Quick n Dirty Music News: 09.26.08
Posted by Mitch Michaels on 09.26.2008
Mitch and Brittany bring you Paul McCartneys trip to the Holy Land, Britney and Courtney Loves latest drama, Bette Midler busting on Madonna, the Travis Barker plane crash and an alarming eye witness, Rock Hall rumblings, George Michael did it again, Kanye West stuff and more, plus chart news and Kat DeLuna may not know The Star Spangled Banner, but shes our Piece Of The Week!
Hello, this is another installment of the Quick N' Dirty news with your new favorite contributor and best friend, Brittany.
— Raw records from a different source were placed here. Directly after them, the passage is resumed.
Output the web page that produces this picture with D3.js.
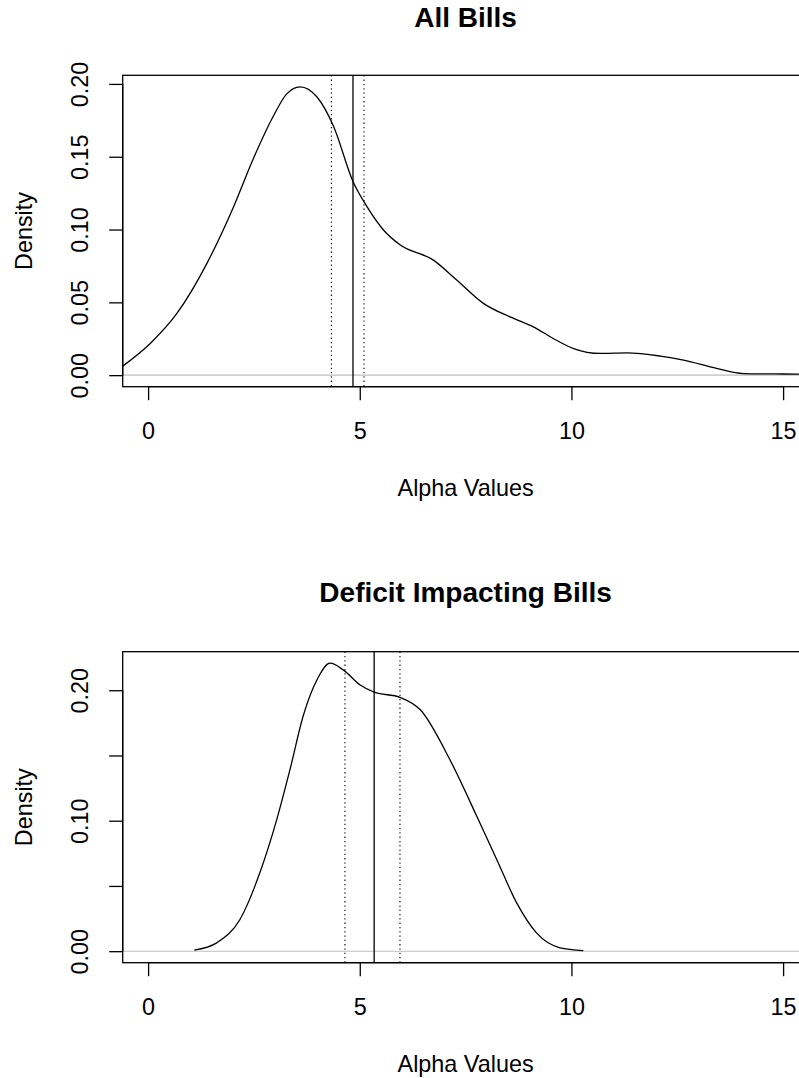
<!DOCTYPE html>
<html>
<head>
<meta charset="utf-8">
<script src="https://cdn.jsdelivr.net/npm/d3@7"></script>
<style>
  html, body { margin: 0; padding: 0; background: #fff; }
  svg { display: block; }
  text { font-family: "Liberation Sans", Arial, Helvetica, sans-serif; fill: #000; }
</style>
</head>
<body>
<svg id="chart" width="799" height="1078"></svg>
<script>
// ---- Data ----
const panelTitles = ["All Bills", "Deficit Impacting Bills"];
const xLabel = "Alpha Values";
const yLabel = "Density";
const xTicks = [0, 5, 10, 15];
const xLimits = [0, 15];

// Panel 1: All Bills density curve
const allX = [-0.6, 0.05, 0.68, 1.39, 2.02, 2.49, 2.96, 3.27, 3.59, 3.99, 4.38, 4.84, 5.17, 5.56, 5.95,
              6.74, 7.29, 7.92, 8.55, 9.10, 9.57, 10.05, 10.68, 11.31, 12.1, 12.65, 13.43, 14.06, 15.0, 15.6];
const allD = [0.0062, 0.0218, 0.0424, 0.0768, 0.1157, 0.149, 0.178, 0.193, 0.198, 0.191, 0.171, 0.133, 0.1157, 0.0997, 0.0895,
              0.079, 0.0653, 0.0493, 0.040, 0.0332, 0.0252, 0.0183, 0.0149, 0.0153, 0.0131, 0.0103, 0.0046, 0.0011, 0.0008, 0.0007];
const allMean = 4.84;
const allCI = [4.33, 5.10];
const allYTicks = [0, 0.05, 0.10, 0.15, 0.20];
const allYLabels = ["0.00", "0.05", "0.10", "0.15", "0.20"];

// Panel 2: Deficit Impacting Bills density curve
const defX = [1.09, 1.62, 2.17, 2.65, 3.04, 3.35, 3.67, 3.99, 4.30, 4.61, 5.01, 5.34, 5.95,
              6.43, 7.13, 7.77, 8.24, 8.71, 9.18, 9.73, 10.28];
const defD = [0.0008, 0.0064, 0.0243, 0.061, 0.101, 0.139, 0.181, 0.208, 0.2207, 0.2156, 0.204, 0.1985, 0.1946,
              0.185, 0.1467, 0.103, 0.0699, 0.0368, 0.0138, 0.0026, 0.0005];
const defMean = 5.34;
const defCI = [4.65, 5.95];
const defYTicks = [0, 0.05, 0.10, 0.15, 0.20];
const defYLabels = ["0.00", "", "0.10", "", "0.20"];

// ---- Layout ----
const svg = d3.select("#chart");
const plotLeft = 122.7, plotRight = 808.5;
const panels = [
  { title: panelTitles[0], xs: allX, ds: allD, mean: allMean, ci: allCI, yTicks: allYTicks, yLabels: allYLabels,
    top: 75.3, bottom: 386.7, titleY: 26.7 },
  { title: panelTitles[1], xs: defX, ds: defD, mean: defMean, ci: defCI, yTicks: defYTicks, yLabels: defYLabels,
    top: 651.7, bottom: 962.7, titleY: 601.7 }
];

const fs = 23.4;
const lw = 1.3;

panels.forEach((p, i) => {
  // R-style 4% axis extension
  const xr = xLimits[1] - xLimits[0];
  const x = d3.scaleLinear().domain([xLimits[0] - 0.04 * xr, xLimits[1] + 0.04 * xr]).range([plotLeft, plotRight]);
  const ymax = d3.max(p.ds);
  const y = d3.scaleLinear().domain([-0.04 * ymax, 1.04 * ymax]).range([p.bottom, p.top]);

  const g = svg.append("g");
  const clipId = "clip" + i;
  svg.append("defs").append("clipPath").attr("id", clipId)
    .append("rect").attr("x", plotLeft).attr("y", p.top)
    .attr("width", plotRight - plotLeft).attr("height", p.bottom - p.top);

  const inner = g.append("g").attr("clip-path", `url(#${clipId})`);

  // gray baseline at density 0
  inner.append("line")
    .attr("x1", plotLeft).attr("x2", plotRight)
    .attr("y1", y(0)).attr("y2", y(0))
    .attr("stroke", "#bebebe").attr("stroke-width", 1.1);

  // density curve
  const pts = p.xs.map((v, k) => [v, p.ds[k]]);
  const line = d3.line().x(d => x(d[0])).y(d => y(d[1])).curve(d3.curveMonotoneX);
  inner.append("path").datum(pts)
    .attr("d", line).attr("fill", "none").attr("stroke", "#000").attr("stroke-width", lw);

  // mean (solid) and interval (dotted) vertical lines
  inner.append("line")
    .attr("x1", x(p.mean)).attr("x2", x(p.mean))
    .attr("y1", p.top).attr("y2", p.bottom)
    .attr("stroke", "#000").attr("stroke-width", lw);
  p.ci.forEach(c => {
    inner.append("line")
      .attr("x1", x(c)).attr("x2", x(c))
      .attr("y1", p.top).attr("y2", p.bottom)
      .attr("stroke", "#000").attr("stroke-width", 1.1)
      .attr("stroke-dasharray", "1.3,3");
  });

  // box
  g.append("rect")
    .attr("x", plotLeft).attr("y", p.top)
    .attr("width", plotRight - plotLeft).attr("height", p.bottom - p.top)
    .attr("fill", "none").attr("stroke", "#000").attr("stroke-width", lw);

  // x axis
  const xAxis = d3.axisBottom(x).tickValues(xTicks).tickSize(13.5).tickPadding(0).tickFormat(d3.format("d"));
  const xa = g.append("g").attr("transform", `translate(0,${p.bottom})`).call(xAxis);
  xa.select(".domain").attr("stroke", "#000").attr("stroke-width", lw)
    .attr("d", `M${x(xTicks[0])},0H${x(xTicks[xTicks.length - 1])}`);
  xa.selectAll(".tick line").attr("stroke", "#000").attr("stroke-width", lw);
  xa.selectAll(".tick text")
    .attr("y", 52.6).attr("dy", null)
    .style("font-size", fs + "px").style("font-family", '"Liberation Sans", Arial, sans-serif').attr("fill", "#000");

  // y axis
  const yAxis = d3.axisLeft(y).tickValues(p.yTicks).tickSize(13.5).tickPadding(0)
    .tickFormat((d, k) => p.yLabels[k]);
  const ya = g.append("g").attr("transform", `translate(${plotLeft},0)`).call(yAxis);
  ya.select(".domain").attr("stroke", "#000").attr("stroke-width", lw)
    .attr("d", `M0,${y(p.yTicks[0])}V${y(p.yTicks[p.yTicks.length - 1])}`);
  ya.selectAll(".tick line").attr("stroke", "#000").attr("stroke-width", lw);
  ya.selectAll(".tick text")
    .attr("x", null).attr("dy", null)
    .attr("text-anchor", "middle")
    .attr("transform", "translate(-34.4,0) rotate(-90)")
    .style("font-size", fs + "px").style("font-family", '"Liberation Sans", Arial, sans-serif').attr("fill", "#000");

  // titles and axis labels
  const cx = (plotLeft + plotRight) / 2;
  g.append("text").attr("x", cx).attr("y", p.titleY)
    .attr("text-anchor", "middle").style("font-weight", "bold").style("font-size", "28px")
    .text(p.title);
  g.append("text").attr("x", cx).attr("y", p.bottom + 109.7)
    .attr("text-anchor", "middle").style("font-size", fs + "px")
    .text(xLabel);
  g.append("text")
    .attr("transform", `translate(31.5,${(p.top + p.bottom) / 2}) rotate(-90)`)
    .attr("text-anchor", "middle").style("font-size", fs + "px")
    .text(yLabel);
});
</script>
</body>
</html>
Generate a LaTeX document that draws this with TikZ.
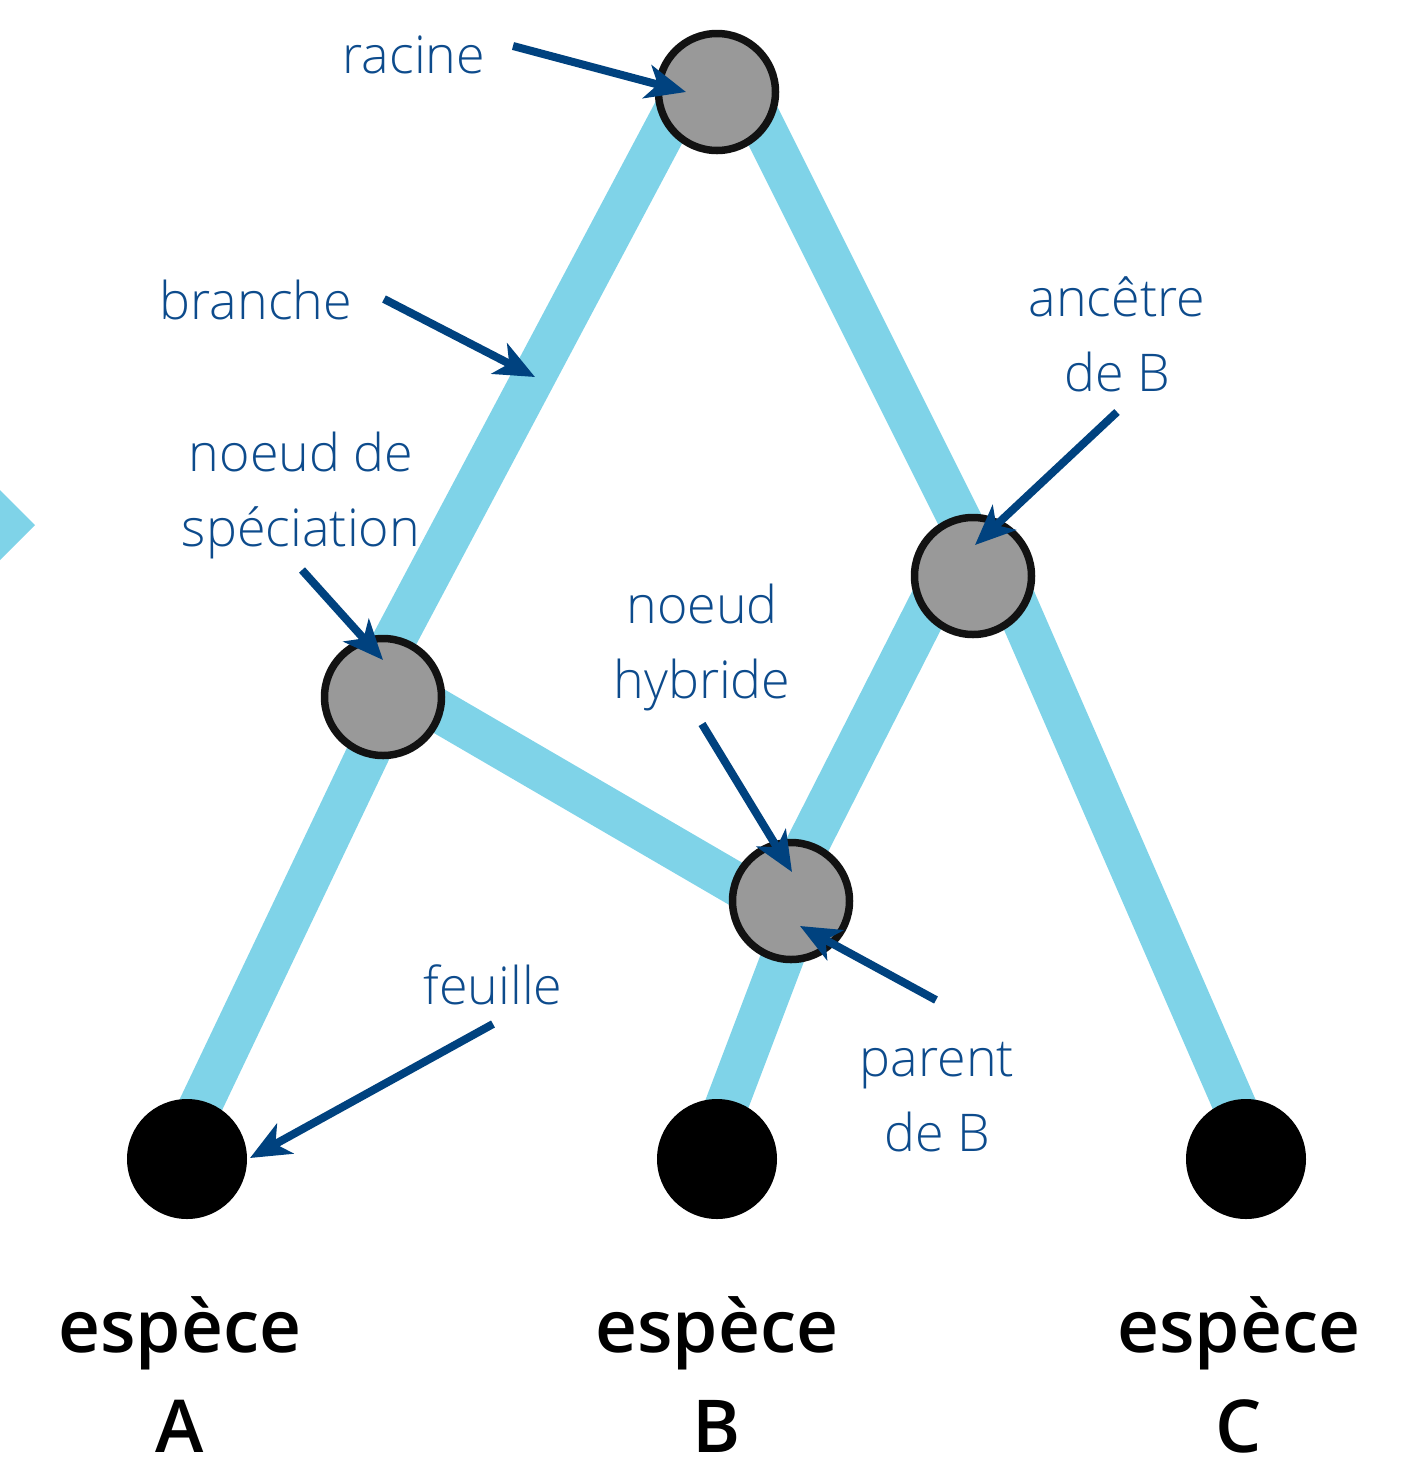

I hope you guys had a good week and didn't go faith bashing while being away from 411. That Mitch is such a bad influence.
Anywho, lets get on with the news shall we?
Sir Paul McCartney was afraid for his life when he got death threats by Israelis before his show in Tel Aviv, so he has brought 5,000 security guards along with him.
No, that is not a typo. 5,000. Five Thousand.
I half believe the rumors that Paul is already dead and this "Paul" is an impostor.
Ok, maybe I don't but what a movie that would be!
His show comes more than 40 years after the country banned The Beatles fearing they would corrupt its young people.
Ah, the joys of censorship.
Britney Spears decided to sell her house to find somewhere more private to raise her kids.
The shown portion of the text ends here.